News Corporation, parent company to Fox News, will enter the education sector this fall with not only a tablet-based curriculum but its own Amplify Tablet, aimed at taking on Apple's iPad in K-12 technology.
November will see Amplify, News Corp.'s nascent education division, rolling out both its own curriculum for existing tablets and a 10-inch, Android-powered tablet for K-12 students. A New York Times piece on the News Corp. tablet says the company will be selling it for between $299 and $349 per unit. Schools will also have the option of purchasing a $99 per year subscription to Amplify curriculum elements for each device.
Entering the education sector will put News Corp. at odds with Apple, a company News Corp. has collaborated with multiple times in the past, though not in the education market. From 99 cent TV show rentals to an ill-fated, iPad-only publication, News Corp. has often been among the first among major media corporations to put significant weight behind initiatives on Apple's devices. The company's Wall Street Journal publication is currently available on iOS' Newsstand app and will likely still be so when the Amplify Tablet launches later this year.
The rise of the tablet as the new face of personal computing has sparked a race among manufacturers to get their devices into the hands of students. Apple has been heavily pushing its industry-leading iPad as a replacement for PCs in education, and the company sold a million units to K-12 schools in one month last year.
Amplify's specs page for the device lists it as "similar to ASUS Transformer Pad TF300TL." It packs a 10-inch display, an NVIDIA Tegra 3 quad-core CPU, and a 5MP auto-focus camera with back-illuminated CMOS sensor. It also runs the "latest Android Jelly Bean OS."

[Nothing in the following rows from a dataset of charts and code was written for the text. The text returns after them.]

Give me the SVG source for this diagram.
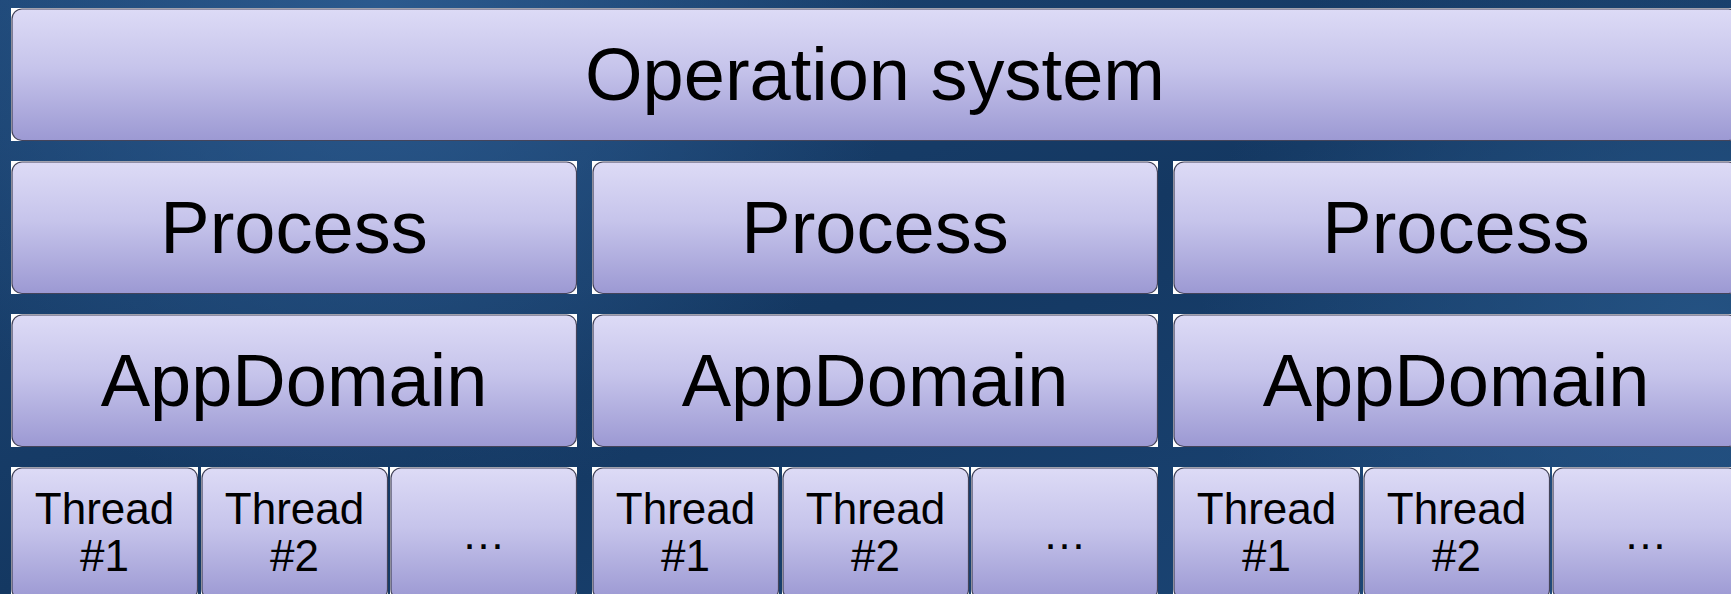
<svg xmlns="http://www.w3.org/2000/svg" width="1731" height="594" viewBox="0 0 1731 594">
  <defs>
    <linearGradient id="bg" x1="0" y1="0" x2="1" y2="1">
      <stop offset="0" stop-color="#1d4675"/>
      <stop offset="0.5" stop-color="#143862"/>
      <stop offset="1" stop-color="#1c4778"/>
    </linearGradient>
    <radialGradient id="glow1" cx="380" cy="0" r="520" gradientUnits="userSpaceOnUse">
      <stop offset="0" stop-color="#2d5c91" stop-opacity="0.9"/>
      <stop offset="1" stop-color="#2d5c91" stop-opacity="0"/>
    </radialGradient>
    <radialGradient id="glow2" cx="1700" cy="320" r="500" gradientUnits="userSpaceOnUse">
      <stop offset="0" stop-color="#275687" stop-opacity="0.8"/>
      <stop offset="1" stop-color="#275687" stop-opacity="0"/>
    </radialGradient>
    <linearGradient id="boxFill" x1="0" y1="0" x2="0" y2="1">
      <stop offset="0" stop-color="#dddbf6"/>
      <stop offset="0.45" stop-color="#c6c4eb"/>
      <stop offset="1" stop-color="#9c99d3"/>
    </linearGradient>
    <style>
      .halo { fill: #ffffff; }
      .box { fill: url(#boxFill); stroke: #44445a; stroke-width: 1.2; }
      .big { font-family: "Liberation Sans", Arial, sans-serif; font-size: 74px; fill: #000; text-anchor: middle; }
      .small { font-family: "Liberation Sans", Arial, sans-serif; font-size: 44px; fill: #000; text-anchor: middle; }
    </style>
  </defs>

  <!-- backdrop -->
  <rect x="0" y="0" width="1731" height="594" fill="url(#bg)"/>
  <rect x="0" y="0" width="1731" height="594" fill="url(#glow1)"/>
  <rect x="0" y="0" width="1731" height="594" fill="url(#glow2)"/>

  <!-- operating system layer -->
  <g id="os">
    <rect class="halo" x="11" y="8" width="1728" height="133"/>
    <rect class="box" x="12" y="9" width="1726.5" height="131.5" rx="10"/>
    <text class="big" x="875" y="100">Operation system</text>
  </g>

  <!-- processes -->
  <g id="process-1">
    <rect class="halo" x="11" y="161" width="566" height="133"/>
    <rect class="box" x="12" y="162" width="564.5" height="131.5" rx="10"/>
    <text class="big" x="294" y="253">Process</text>
  </g>
  <g id="process-2">
    <rect class="halo" x="592" y="161" width="566" height="133"/>
    <rect class="box" x="593" y="162" width="564.5" height="131.5" rx="10"/>
    <text class="big" x="875" y="253">Process</text>
  </g>
  <g id="process-3">
    <rect class="halo" x="1173" y="161" width="566" height="133"/>
    <rect class="box" x="1174" y="162" width="564.5" height="131.5" rx="10"/>
    <text class="big" x="1456" y="253">Process</text>
  </g>

  <!-- application domains -->
  <g id="appdomain-1">
    <rect class="halo" x="11" y="314" width="566" height="133"/>
    <rect class="box" x="12" y="315" width="564.5" height="131.5" rx="10"/>
    <text class="big" x="294" y="406">AppDomain</text>
  </g>
  <g id="appdomain-2">
    <rect class="halo" x="592" y="314" width="566" height="133"/>
    <rect class="box" x="593" y="315" width="564.5" height="131.5" rx="10"/>
    <text class="big" x="875" y="406">AppDomain</text>
  </g>
  <g id="appdomain-3">
    <rect class="halo" x="1173" y="314" width="566" height="133"/>
    <rect class="box" x="1174" y="315" width="564.5" height="131.5" rx="10"/>
    <text class="big" x="1456" y="406">AppDomain</text>
  </g>

  <!-- threads, column 1 -->
  <g id="thread-1-1">
    <rect class="halo" x="11" y="467" width="187" height="133"/>
    <rect class="box" x="12" y="468" width="185.5" height="131.5" rx="10"/>
    <text class="small" x="104.5" y="523.5">Thread</text>
    <text class="small" x="104.5" y="570.5">#1</text>
  </g>
  <g id="thread-1-2">
    <rect class="halo" x="201" y="467" width="187" height="133"/>
    <rect class="box" x="202" y="468" width="185.5" height="131.5" rx="10"/>
    <text class="small" x="294.5" y="523.5">Thread</text>
    <text class="small" x="294.5" y="570.5">#2</text>
  </g>
  <g id="thread-1-3">
    <rect class="halo" x="390" y="467" width="187" height="133"/>
    <rect class="box" x="391" y="468" width="185.5" height="131.5" rx="10"/>
    <text class="small" x="483.5" y="548.5">…</text>
  </g>

  <!-- threads, column 2 -->
  <g id="thread-2-1">
    <rect class="halo" x="592" y="467" width="187" height="133"/>
    <rect class="box" x="593" y="468" width="185.5" height="131.5" rx="10"/>
    <text class="small" x="685.5" y="523.5">Thread</text>
    <text class="small" x="685.5" y="570.5">#1</text>
  </g>
  <g id="thread-2-2">
    <rect class="halo" x="782" y="467" width="187" height="133"/>
    <rect class="box" x="783" y="468" width="185.5" height="131.5" rx="10"/>
    <text class="small" x="875.5" y="523.5">Thread</text>
    <text class="small" x="875.5" y="570.5">#2</text>
  </g>
  <g id="thread-2-3">
    <rect class="halo" x="971" y="467" width="187" height="133"/>
    <rect class="box" x="972" y="468" width="185.5" height="131.5" rx="10"/>
    <text class="small" x="1064.5" y="548.5">…</text>
  </g>

  <!-- threads, column 3 -->
  <g id="thread-3-1">
    <rect class="halo" x="1173" y="467" width="187" height="133"/>
    <rect class="box" x="1174" y="468" width="185.5" height="131.5" rx="10"/>
    <text class="small" x="1266.5" y="523.5">Thread</text>
    <text class="small" x="1266.5" y="570.5">#1</text>
  </g>
  <g id="thread-3-2">
    <rect class="halo" x="1363" y="467" width="187" height="133"/>
    <rect class="box" x="1364" y="468" width="185.5" height="131.5" rx="10"/>
    <text class="small" x="1456.5" y="523.5">Thread</text>
    <text class="small" x="1456.5" y="570.5">#2</text>
  </g>
  <g id="thread-3-3">
    <rect class="halo" x="1552" y="467" width="187" height="133"/>
    <rect class="box" x="1553" y="468" width="185.5" height="131.5" rx="10"/>
    <text class="small" x="1645.5" y="548.5">…</text>
  </g>
</svg>
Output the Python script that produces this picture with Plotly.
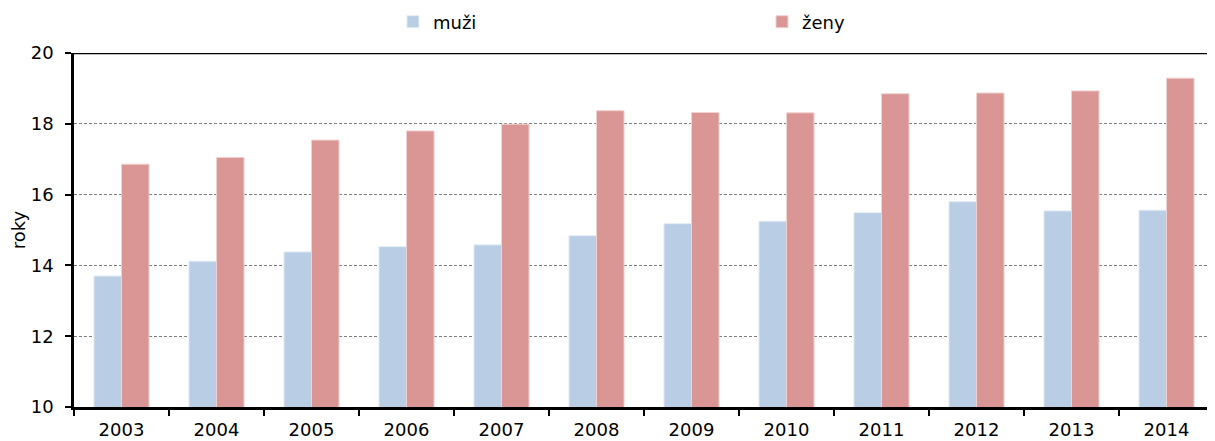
import plotly.graph_objects as go

years = ["2003", "2004", "2005", "2006", "2007", "2008", "2009", "2010", "2011", "2012", "2013", "2014"]
muzi = [13.70, 14.12, 14.38, 14.53, 14.58, 14.84, 15.18, 15.25, 15.49, 15.80, 15.54, 15.56]
zeny = [16.86, 17.05, 17.54, 17.80, 17.99, 18.37, 18.32, 18.31, 18.85, 18.87, 18.93, 19.29]
y_ticks = [10, 12, 14, 16, 18, 20]

FONT = "DejaVu Sans, Verdana, sans-serif"
FS = 18

# page body has an 8px margin, so figure is placed at (8, 8)
W, H = 1207, 433

fig = go.Figure()
fig.add_trace(go.Bar(x=years, y=muzi, name="muži",
                     marker=dict(color="#B9CDE5", line=dict(color="#E4ECF6", width=1))))
fig.add_trace(go.Bar(x=years, y=zeny, name="ženy",
                     marker=dict(color="#D99694", line=dict(color="#F0D2D1", width=1))))

fig.update_layout(
    width=W, height=H,
    margin=dict(l=66, r=1, t=45, b=34, autoexpand=False),
    paper_bgcolor="white", plot_bgcolor="white",
    barmode="group", bargap=0.42, bargroupgap=0,
    font=dict(family=FONT, size=FS, color="black"),
    showlegend=True,
    legend=dict(orientation="h", x=0.2798, xanchor="left",
                yref="container", y=(H - 14) / H, yanchor="middle",
                entrywidth=324, entrywidthmode="pixels",
                itemwidth=30, font=dict(family=FONT, size=FS),
                bgcolor="rgba(0,0,0,0)", tracegroupgap=0),
    xaxis=dict(type="category", showline=True, linecolor="black", linewidth=2.5,
               ticks="outside", tickson="boundaries", ticklen=6, tickwidth=1.5,
               tickcolor="black", showgrid=False, tickfont=dict(size=FS), automargin=False,
               ticklabelstandoff=5),
    yaxis=dict(range=[10, 20], tickvals=y_ticks, showline=True, linecolor="black",
               linewidth=2.5, ticks="outside", ticklen=6, tickwidth=1.5, tickcolor="black",
               showgrid=True, gridcolor="#7f7f7f", gridwidth=1, griddash="3px,2px",
               zeroline=False, tickfont=dict(size=FS), automargin=False,
               ticklabelstandoff=8,
               title=dict(text="roky", font=dict(size=FS), standoff=5)),
)

fig.add_shape(type="line", xref="paper", yref="y", x0=0, x1=1, y0=20, y1=20,
              line=dict(color="black", width=2.5), layer="above")

fig.write_html("out.html")
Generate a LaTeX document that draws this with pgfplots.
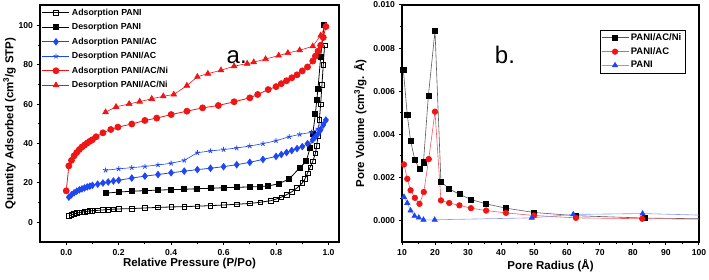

The Amplify Tablet is designed with "blended learning" in mind, a method "that mixes technology with old-fashioned teaching." Initially targeted at middle-school learners, Amplify designed the device so that school systems will be able to provide each student with an Amplify device to take home each night.
When the device launches later this year, Amplify's parent company News Corporation will have split into two separate publicly traded companies. Cable channels such as FX and Fox News, as well as 20th Century Fox and Fox Broadcasting, will come under the entertainment group. Amplify and its tablet will fall under the publishing division, along with newspapers such as The Wall Street Journal and the publisher HarperCollins. The other arms of the publishing group are expected to lend content to Amplify's tablet. Rupert Murdoch will serve as chairman of both the entertainment and publishing divisions.
105 Comments
Fox News providing content for your child's K-12 curriculum? Be scared, be very scared.
Oh thank god! Finally. from a company I can totally put my trust in. Fox news on the home page for the win!! I hope I can store my voicemails on this device. because I know they will be perfectly safe! (Ooh! and Bobby M. will be chairman of the whole project. Even better!! YAY!!)
The stupidest fucking thing I've ever heard. I hope this thing epically, epically bombs, costing news corp as much money as possible.
Fox News tablets in education? Science books won't support text books teaching evolution or climate change. History books will be revised with their biased ultra-conserviative slants. Hopefully Comedy Central will also release a Daily Show/Colbert educational tablet to keep the Fox News tablet in line.
Based on previous threads, there is a 99.789 % chance that somebody (most likely a rabid liberal), is going to emerge from under their rock and make a snide comment about Fox News and the right, so I'm preemptively countering that straight away by stating that this tablet would suck equally as much had it been MSNBC that was behind it. All Android tablets suck, it doesn't matter who makes them or who is behind them.
Anybody can release their own Android tablets today. It takes no skill and little effort to do so. All you need to do is to turn to one of the countless Android manufacturers, in this case, it looks like that is ASUS, and simply order up a bunch of tablets from them.
As for challenging the iPad. I predict that this will end up as successful as all of the previous "iPad Killers" and challengers that have emerged these past few years, without a single one being victorious, and with most of them in scrap bins already and long forgotten about.